Die gewundene Holztreppe scheint auf den ersten Blick stabil, aber schon nach wenigen Schritten merke ich ein ganz klein wenig ihre angehende Labilität. Meine Antennen fahren sogleich aus, meine Anspannung steigt, jeder Schritt prüft bedächtig die Auswirkung meines schmalen Körpergewichtes. Im ersten Stock angekommen gibt der Fußboden unter meinem zweiten Schritt gefährlich nach. Schnell mache ich einen ausladenden Schritt weiter. Hätte ich Haare unter den Füßen, würden diese sich jetzt vor Schreck wie elektrisiert sträuben. Die Holzplanken sind wahrscheinlich feucht geworden und aufgeweicht, was man wegen des intakten Teppichs nicht erkennt. Vorsichtig gehe ich in den Gang, um zu testen, wie hart oder weich die Bodensubstanz weiter geht. Dieser Bereich ist zum Glück stabil. Die Badezimmer wirken, als könnte ich sofort einchecken. Weiße Handtücher, sauber und ordentlich gefaltet. Seifenstücke, die noch im original Papier eingewickelt sind. Nur das mit dem fehlenden Toilettenpapier wäre ein Problem. Und die nicht vorhandenen Betten. Das ist mir bei meinem Besuch gar nicht so bewusst geworden, aber rückblickend ist mir aufgefallen, dass in keinem einzigen Zimmer ein verbliebenes Bett war und ich gerne gewusst hätte, warum man Schränke, Sessel, Fernseher, und Krempel zurück lässt und sogar einen Flohmarkt aufbaut – aber die Betten, die waren jetzt der Stein des Anstoßes?! Vielleicht hat ja jemand ein Hotel eröffnet und wollte an den Betten sparen…- egal.

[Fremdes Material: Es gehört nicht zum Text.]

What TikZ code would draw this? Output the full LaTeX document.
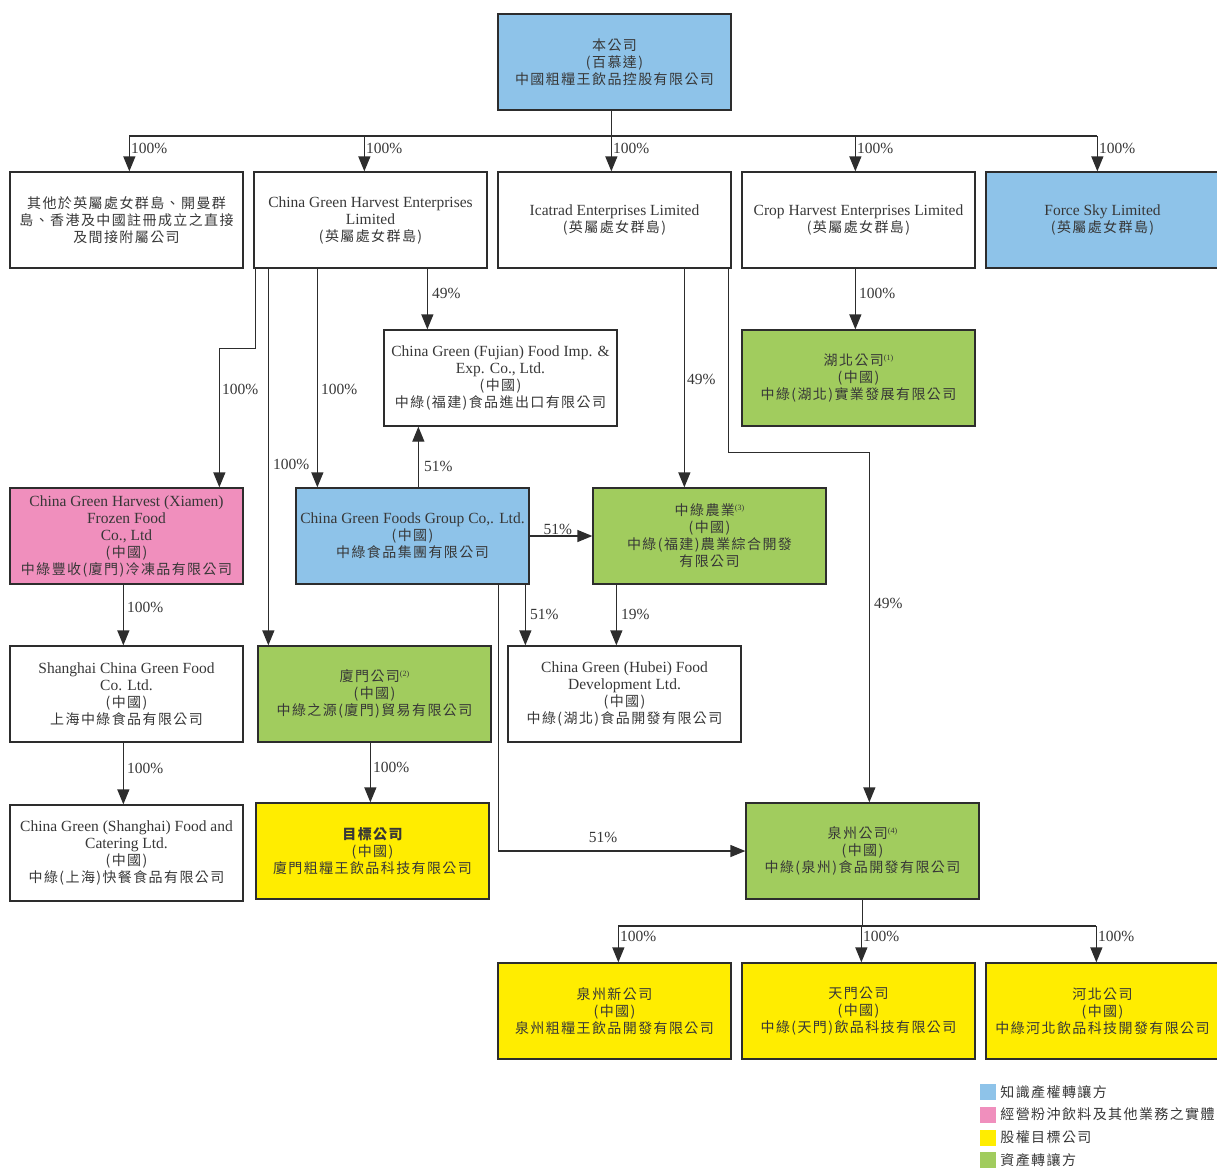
\documentclass[tikz,border=0pt]{standalone}
\usepackage{fontspec}
\setmainfont{Liberation Serif}
\newfontfamily\cjk[LetterSpace=10.0]{Noto Sans CJK TC}
\usetikzlibrary{arrows.meta,calc}
\definecolor{cblue}{RGB}{142,195,233}
\definecolor{cpink}{RGB}{240,143,189}
\definecolor{cgreen}{RGB}{161,204,94}
\definecolor{cyellow}{RGB}{255,237,0}
\definecolor{cline}{RGB}{45,45,45}
\definecolor{ctext}{RGB}{55,55,55}
\newcommand\zh[1]{{\cjk\fontsize{14}{17}\selectfont #1}}
\newcommand\fnote[1]{\raisebox{5pt}{\fontsize{8}{8}\selectfont(#1)}}
\begin{document}
\begin{tikzpicture}[x=1pt,y=-1pt,
  box/.style={draw=cline,line width=1.3pt,minimum width=233pt,minimum height=96pt,
    inner sep=2pt,align=center,text=ctext,font=\fontsize{15.5}{17}\selectfont},
  arr/.style={draw=cline,line width=1.3pt,-{Triangle[width=12pt,length=15pt]}},
  ln/.style={draw=cline,line width=1.3pt},
  lab/.style={text=ctext,font=\fontsize{15.5}{17}\selectfont,inner sep=1pt},
  legsq/.style={minimum width=16pt,minimum height=16pt,inner sep=0pt},
  legtxt/.style={text=ctext,inner sep=0pt,anchor=west}]
\useasboundingbox (0,0) rectangle (1217,1168);
% ---- boxes ----
\node[box,fill=cblue] (top) at (614.5,62) {\zh{本公司}\\\zh{(百慕達)}\\\zh{中國粗糧王飲品控股有限公司}};
\node[box] (A) at (126.5,220) {\zh{其他於英屬處女群島、開曼群}\\\zh{島、香港及中國註冊成立之直接}\\\zh{及間接附屬公司}};
\node[box] (B) at (370.5,220) {China Green Harvest Enterprises\\Limited\\\zh{(英屬處女群島)}};
\node[box] (C) at (614.5,220) {Icatrad Enterprises Limited\\\zh{(英屬處女群島)}};
\node[box] (D) at (858.5,220) {Crop Harvest Enterprises Limited\\\zh{(英屬處女群島)}};
\node[box,fill=cblue] (E) at (1102.5,220) {Force Sky Limited\\\zh{(英屬處女群島)}};
\node[box] (fj) at (500.5,378) {China Green (Fujian) Food Imp. \&\\Exp. Co., Ltd.\\\zh{(中國)}\\\zh{中綠(福建)食品進出口有限公司}};
\node[box,fill=cgreen] (hb) at (858.5,378) {\zh{湖北公司}\fnote{1}\\\zh{(中國)}\\\zh{中綠(湖北)實業發展有限公司}};
\node[box,fill=cpink] (pink) at (126.5,536) {China Green Harvest (Xiamen)\\Frozen Food\\Co., Ltd\\\zh{(中國)}\\\zh{中綠豐收(廈門)冷凍品有限公司}};
\node[box,fill=cblue] (cgf) at (412.5,536) {China Green Foods Group Co,. Ltd.\\\zh{(中國)}\\\zh{中綠食品集團有限公司}};
\node[box,fill=cgreen] (nong) at (709.5,536) {\zh{中綠農業}\fnote{3}\\\zh{(中國)}\\\zh{中綠(福建)農業綜合開發}\\\zh{有限公司}};
\node[box] (sh) at (126.5,694) {Shanghai China Green Food\\Co. Ltd.\\\zh{(中國)}\\\zh{上海中綠食品有限公司}};
\node[box,fill=cgreen] (xm) at (374.5,694) {\zh{廈門公司}\fnote{2}\\\zh{(中國)}\\\zh{中綠之源(廈門)貿易有限公司}};
\node[box] (hbf) at (624.5,694) {China Green (Hubei) Food\\Development Ltd.\\\zh{(中國)}\\\zh{中綠(湖北)食品開發有限公司}};
\node[box] (cat) at (126.5,853) {China Green (Shanghai) Food and\\Catering Ltd.\\\zh{(中國)}\\\zh{中綠(上海)快餐食品有限公司}};
\node[box,fill=cyellow] (tgt) at (372.5,851) {\zh{\bfseries 目標公司}\\\zh{(中國)}\\\zh{廈門粗糧王飲品科技有限公司}};
\node[box,fill=cgreen] (qz) at (862.5,851) {\zh{泉州公司}\fnote{4}\\\zh{(中國)}\\\zh{中綠(泉州)食品開發有限公司}};
\node[box,fill=cyellow] (b1) at (614.5,1011) {\zh{泉州新公司}\\\zh{(中國)}\\\zh{泉州粗糧王飲品開發有限公司}};
\node[box,fill=cyellow] (b2) at (858.5,1011) {\zh{天門公司}\\\zh{(中國)}\\\zh{中綠(天門)飲品科技有限公司}};
\node[box,fill=cyellow] (b3) at (1102.5,1011) {\zh{河北公司}\\\zh{(中國)}\\\zh{中綠河北飲品科技開發有限公司}};
% ---- top bus ----
\coordinate (bus) at (612,136);
\draw[ln] ([xshift=114]top.south west) -- ([xshift=114]top.south west |- bus);
\draw[ln] ([xshift=120]A.north west |- bus) -- ([xshift=112]E.north west |- bus);
\foreach \n/\s in {A/120,B/111,C/114,D/114,E/112}{
  \draw[arr] ([xshift=\s]\n.north west |- bus) -- node[lab,pos=0.35,right]{100\%} ([xshift=\s]\n.north west);
}
% ---- from B ----
\draw[arr] ([xshift=2]B.south west) -- ++(0,80) -| ([xshift=210]pink.north west);
\node[lab,anchor=west] at (221,389) {100\%};
\draw[arr] ([xshift=15]B.south west) -- ([xshift=11]xm.north west);
\node[lab,anchor=west] at (272,464) {100\%};
\draw[arr] ([xshift=64]B.south west) -- ([xshift=22]cgf.north west);
\node[lab,anchor=west] at (320,389) {100\%};
\draw[arr] ([xshift=174]B.south west) -- ([xshift=44]fj.north west);
\node[lab,anchor=west] at (431,293) {49\%};
% ---- from cgf ----
\draw[arr] ([xshift=123]cgf.north west) -- ([xshift=35]fj.south west);
\node[lab,anchor=west] at (423,466) {51\%};
\draw[arr] (cgf.east) -- node[lab,above,pos=0.45]{51\%} (nong.west);
\draw[arr] ([xshift=230]cgf.south west) -- ([xshift=18]hbf.north west);
\node[lab,anchor=west] at (529,614) {51\%};
\draw[arr] ([xshift=24]nong.south west) -- ([xshift=109]hbf.north west);
\node[lab,anchor=west] at (620,614) {19\%};
\draw[arr] ([xshift=203]cgf.south west) |- (qz.west);
\node[lab] at (603,837) {51\%};
% ---- from C ----
\draw[arr] ([xshift=187]C.south west) -- ([xshift=92]nong.north west);
\node[lab,anchor=west] at (686,379) {49\%};
\draw[arr] ([xshift=231]C.south west) -- ++(0,184) -| ([xshift=124]qz.north west);
\node[lab,anchor=west] at (873,603) {49\%};
% ---- from D ----
\draw[arr] ([xshift=114]D.south west) -- ([xshift=114]hb.north west);
\node[lab,anchor=west] at (858,293) {100\%};
% ---- left column ----
\draw[arr] ([xshift=114]pink.south west) -- ([xshift=114]sh.north west);
\node[lab,anchor=west] at (126,607) {100\%};
\draw[arr] ([xshift=114]sh.south west) -- ([xshift=114]cat.north west);
\node[lab,anchor=west] at (126,768) {100\%};
\draw[arr] ([xshift=113]xm.south west) -- ([xshift=115]tgt.north west);
\node[lab,anchor=west] at (372,767) {100\%};
% ---- bottom bus ----
\coordinate (bus2) at (862,926);
\draw[ln] (qz.south) -- (qz.south |- bus2);
\draw[ln] ([xshift=121]b1.north west |- bus2) -- ([xshift=111]b3.north west |- bus2);
\foreach \n/\s in {b1/121,b2/120,b3/111}{
  \draw[arr] ([xshift=\s]\n.north west |- bus2) -- node[lab,pos=0.3,right]{100\%} ([xshift=\s]\n.north west);
}
% ---- legend ----
\node[legsq,fill=cblue] (l1) at (988,1092) {};
\node[legsq,fill=cpink] (l2) at (988,1114.5) {};
\node[legsq,fill=cyellow] (l3) at (988,1137.5) {};
\node[legsq,fill=cgreen] (l4) at (988,1160) {};
\node[legtxt] at ([xshift=4]l1.east) {\zh{知識產權轉讓方}};
\node[legtxt] at ([xshift=4]l2.east) {\zh{經營粉沖飲料及其他業務之實體}};
\node[legtxt] at ([xshift=4]l3.east) {\zh{股權目標公司}};
\node[legtxt] at ([xshift=4]l4.east) {\zh{資產轉讓方}};
\end{tikzpicture}
\end{document}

Auch wenn die Sonne draußen wunderbar scheint, hätte ich mich gern zum Entspannen in die Sauna gesetzt, die sich im Keller neben einem riesigen Schwimmbecken mit separatem Wärmepool befindet. Die Saunaräume sind mehr so Single-Kabinen, aber gerade das macht sie für mich attraktiv. Zumal es hier herrlich still ist, weil ich allein bin. Ein seltenes Erlebnis in einem lost place heutzutage.

Genauso still ist es draußen, als ich mich auf den Heimweg mache. Ich mag diese Ruhe. Würde das Hotel heutzutage noch geöffnet haben, hätte ich mir bestimmt ein Zimmer reserviert.